Some people have amassed a number of assets in the technological realm. When it comes to estate planning, citizens of Canada should be mindful to include those assets in their wills. In this digital age, some people's assets go beyond investment portfolio shares, valuable collections like art, or a sports car.
Things like website domain names, online branding of a business or even funds raised through crowdfunding websites like GoFundMe or Kickstarter are all examples of potential digital assets, as are AirMiles points. By not documenting them in a will, it could mean a nightmare for an executor who will have to sort through everything. Passwords and logins should also be written down and kept in a safe place.
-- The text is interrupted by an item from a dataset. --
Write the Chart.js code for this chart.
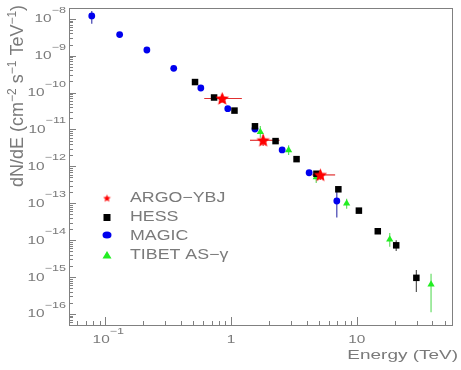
<!DOCTYPE html>
<html>
<head>
<meta charset="utf-8">
<script src="https://cdn.jsdelivr.net/npm/chart.js@4/dist/chart.umd.min.js"></script>
<style>
  html, body { margin: 0; padding: 0; background: #fff; }
  canvas { display: block; }
</style>
</head>
<body>
<canvas id="chart" width="461" height="370"></canvas>
<script>
// energies in TeV, fluxes in cm^-2 s^-1 TeV^-1
const argoE = [0.851, 1.80, 5.14];
const argoF = [6.92e-11, 5.09e-12, 5.86e-13];
const argoELo = [0.612, 1.415, 4.43];
const argoEHi = [1.219, 2.43, 6.73];
const argoFLo = [5.41e-11, 3.56e-12, 4.31e-13];
const argoFHi = [8.85e-11, 7.26e-12, 7.96e-13];

const hessE = [0.517, 0.733, 1.065, 1.55, 2.26, 3.32, 4.78, 7.14, 10.4, 14.7, 20.6, 29.8];
const hessF = [1.93e-10, 7.36e-11, 3.25e-11, 1.22e-11, 4.84e-12, 1.57e-12, 6.3e-13, 2.39e-13, 6.3e-14, 1.74e-14, 7.23e-15, 9.5e-16];
const hessFLo = [null, null, null, null, null, null, null, null, null, null, 5.1e-15, 3.94e-16];
const hessFHi = [null, null, null, null, null, null, null, null, null, null, 1.0e-14, 1.56e-15];

const magicE = [0.078, 0.130, 0.214, 0.350, 0.575, 0.942, 1.55, 2.55, 4.18, 6.94];
const magicF = [1.20e-8, 3.74e-9, 1.43e-9, 4.56e-10, 1.33e-10, 3.67e-11, 1.03e-11, 2.79e-12, 6.71e-13, 1.15e-13];
const magicFLo = [7.36e-9, null, null, null, null, null, null, null, 5.6e-13, 4.1e-14];
const magicFHi = [1.63e-8, null, null, null, null, null, null, null, 8.0e-13, 2.03e-13];

const tibetE = [1.71, 2.87, 4.76, 8.31, 18.3, 39.0];
const tibetF = [8.58e-12, 2.75e-12, 5.09e-13, 9.88e-14, 1.04e-14, 6.3e-16];
const tibetFLo = [5.93e-12, 2.03e-12, 3.52e-13, 7.13e-14, 6.62e-15, 1.11e-16];
const tibetFHi = [1.24e-11, 3.74e-12, 6.9e-13, 1.32e-13, 1.57e-14, 1.22e-15];

const seriesNames = ['ARGO\u2212YBJ', 'HESS', 'MAGIC', 'TIBET AS\u2212\u03b3'];
const xMajor = [-1, 0, 1];          // log10 of labelled energies
const yMajor = [-8, -9, -10, -11, -12, -13, -14, -15, -16];

const GREY = '#7a7a7a';
const FONT = '"Liberation Sans", Arial, sans-serif';

function makeStar(size) {
  const c = document.createElement('canvas');
  c.width = size; c.height = size;
  const g = c.getContext('2d');
  const R = size / 2 - 0.5, r = R * 0.46, cx = size / 2, cy = size / 2 + 0.5;
  g.beginPath();
  for (let i = 0; i < 10; i++) {
    const a = -Math.PI / 2 + i * Math.PI / 5;
    const rr = i % 2 ? r : R;
    g.lineTo(cx + rr * Math.cos(a), cy + rr * Math.sin(a));
  }
  g.closePath();
  g.fillStyle = '#ff0000';
  g.fill();
  return c;
}
const starBig = makeStar(15);
const starSmall = makeStar(9);

function pts(xs, ys) {
  return xs.map((x, i) => ({ x: x, y: ys[i] }));
}

function txt(ctx, s, x, y, size, sx, align) {
  ctx.save();
  ctx.font = size + 'px ' + FONT;
  const w = ctx.measureText(s).width * sx;
  const x0 = align === 'right' ? x - w : align === 'center' ? x - w / 2 : x;
  ctx.translate(x0, y);
  ctx.scale(sx, 1);
  ctx.textAlign = 'left';
  ctx.textBaseline = 'alphabetic';
  ctx.fillText(s, 0, 0);
  ctx.restore();
  return w;
}

function powWidth(ctx, n, sx) {
  ctx.font = '11px ' + FONT;
  const a = ctx.measureText('10').width * sx;
  ctx.font = '9px ' + FONT;
  const b = ctx.measureText('\u2212' + Math.abs(n)).width * sx;
  return a + b;
}

function powLabel(ctx, n, x, y, expY, sx) {
  const w = txt(ctx, '10', x, y, 11, sx, 'left');
  txt(ctx, '\u2212' + Math.abs(n), x + w, expY, 9, sx, 'left');
}

const errorBars = {
  id: 'errorBars',
  beforeDatasetsDraw(chart) {
    const ctx = chart.ctx, xs = chart.scales.x, ys = chart.scales.y;
    const vbar = (E, lo, hi, col) => {
      E.forEach((e, i) => {
        if (lo[i] == null) return;
        const px = xs.getPixelForValue(e);
        ctx.strokeStyle = col;
        ctx.beginPath();
        ctx.moveTo(px, ys.getPixelForValue(lo[i]));
        ctx.lineTo(px, ys.getPixelForValue(hi[i]));
        ctx.stroke();
      });
    };
    ctx.save();
    ctx.lineWidth = 1.2;
    vbar(hessE, hessFLo, hessFHi, '#555555');
    vbar(magicE, magicFLo, magicFHi, '#4040b0');
    vbar(tibetE, tibetFLo, tibetFHi, '#66dd66');
    vbar(argoE, argoFLo, argoFHi, '#e03030');
    ctx.strokeStyle = '#e03030';
    argoE.forEach((e, i) => {
      const py = ys.getPixelForValue(argoF[i]);
      ctx.beginPath();
      ctx.moveTo(xs.getPixelForValue(argoELo[i]), py);
      ctx.lineTo(xs.getPixelForValue(argoEHi[i]), py);
      ctx.stroke();
    });
    ctx.restore();
  }
};

const rootFrame = {
  id: 'rootFrame',
  afterDraw(chart) {
    const ctx = chart.ctx, a = chart.chartArea;
    const xs = chart.scales.x, ys = chart.scales.y;
    ctx.save();
    ctx.strokeStyle = '#808080';
    ctx.lineWidth = 1;
    ctx.strokeRect(a.left + 0.5, a.top + 0.5, a.right - a.left - 1, a.bottom - a.top);

    // ticks pointing inward
    ctx.beginPath();
    for (let p = -2; p <= 1; p++) {
      for (let m = 1; m <= 9; m++) {
        const v = m * Math.pow(10, p);
        if (v < xs.min || v > xs.max) continue;
        const px = Math.round(xs.getPixelForValue(v)) + 0.5;
        const len = m === 1 ? 8 : 4;
        ctx.moveTo(px, a.bottom);
        ctx.lineTo(px, a.bottom - len);
      }
    }
    for (let p = -17; p <= -8; p++) {
      for (let m = 1; m <= 9; m++) {
        const v = m * Math.pow(10, p);
        if (v < ys.min || v > ys.max) continue;
        const py = Math.round(ys.getPixelForValue(v)) + 0.5;
        const len = m === 1 ? 7 : 4;
        ctx.moveTo(a.left, py);
        ctx.lineTo(a.left + len, py);
      }
    }
    ctx.stroke();

    ctx.fillStyle = GREY;
    const sx = 1.4;
    // y tick labels
    yMajor.forEach(n => {
      const py = ys.getPixelForValue(Math.pow(10, n));
      const w = powWidth(ctx, n, sx);
      powLabel(ctx, n, 66 - w, py + 3.5, py - 6, sx);
    });
    // x tick labels
    xMajor.forEach(n => {
      const px = xs.getPixelForValue(Math.pow(10, n));
      if (n < 0) {
        const w = powWidth(ctx, n, sx);
        powLabel(ctx, n, px + 3 - w / 2, 343, 334, sx);
      } else {
        txt(ctx, String(Math.pow(10, n)), px, 343, 11, sx, 'center');
      }
    });
    // x title
    txt(ctx, 'Energy (TeV)', 458, 359, 12, 1.58, 'right');

    // y title, rotated
    ctx.save();
    ctx.translate(23, 187);
    ctx.rotate(-Math.PI / 2);
    let x = 0;
    [['dN/dE (cm', 0], ['\u22122', 1], [' s', 0], ['\u22121', 1], [' TeV', 0], ['\u22121', 1], [')', 0]]
      .forEach(([s, sup]) => {
        x += txt(ctx, s, x, sup ? -7 : 0, sup ? 12 : 18, 1, 'left');
      });
    ctx.restore();

    // legend
    const lx = 107, rows = [198, 217.5, 235, 255], base = [201.7, 221, 240, 259];
    ctx.drawImage(starSmall, lx - 4.5, rows[0] - 4.5);
    ctx.fillStyle = '#000';
    ctx.fillRect(lx - 3.5, rows[1] - 3.5, 7, 7);
    ctx.fillStyle = '#0000ee';
    ctx.beginPath();
    ctx.ellipse(lx, rows[2], 4.5, 3.5, 0, 0, Math.PI * 2);
    ctx.fill();
    ctx.fillStyle = '#22ee22';
    ctx.beginPath();
    ctx.moveTo(lx, rows[3] - 4);
    ctx.lineTo(lx + 4.5, rows[3] + 3.5);
    ctx.lineTo(lx - 4.5, rows[3] + 3.5);
    ctx.closePath();
    ctx.fill();
    ctx.fillStyle = GREY;
    seriesNames.forEach((s, i) => txt(ctx, s, 130, base[i], 14, 1.27, 'left'));
    ctx.restore();
  }
};

new Chart(document.getElementById('chart'), {
  type: 'scatter',
  data: {
    datasets: [
      { label: seriesNames[0], data: pts(argoE, argoF), pointStyle: starBig, pointRadius: 7 },
      { label: seriesNames[1], data: pts(hessE, hessF), pointStyle: 'rect', pointRadius: 4.6,
        backgroundColor: '#000', borderColor: '#000', borderWidth: 0 },
      { label: seriesNames[2], data: pts(magicE, magicF), pointStyle: 'circle', pointRadius: 3.4,
        backgroundColor: '#0000ee', borderColor: '#0000ee', borderWidth: 0 },
      { label: seriesNames[3], data: pts(tibetE, tibetF), pointStyle: 'triangle', pointRadius: 4.2,
        backgroundColor: '#22ee22', borderColor: '#22ee22', borderWidth: 0 }
    ]
  },
  options: {
    responsive: false,
    devicePixelRatio: 1,
    animation: false,
    layout: { padding: { left: 69, right: 1, top: 3, bottom: 45 } },
    scales: {
      x: { type: 'logarithmic', min: 0.0514, max: 58.3, display: false },
      y: { type: 'logarithmic', min: 5.09e-17, max: 1.965e-8, display: false }
    },
    plugins: { legend: { display: false }, tooltip: { enabled: false } }
  },
  plugins: [errorBars, rootFrame]
});
</script>
</body>
</html>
With the help of a lawyer experienced in wills and estate law, those who have a number of digital assets should have a digital will fashioned. Such a will would point out ownership of the assets and who has access and control of them. Digital assets should be kept apart from business or personal assets.
Digital property like blogs, domain names or even a YouTube channel might likely be relatively good income generators and might even need to be valued independently. Appointing a digital executor if the assets are plentiful may be prudent. This person should be given login information such as passwords and should be given clear instructions on what to do with these digital sites upon the owner's death. People have to think about how all this will be accessed when they're no longer here. Make a list and check it often, and update passwords and information as it changes.
A lawyer experienced in wills and estates law can be of invaluable service when it comes to sorting out how to document digital assets. It is one realm of estate planning in Canada that has taken a back seat. And the more people grow their income online, the sooner they need to talk to a lawyer about a digital will.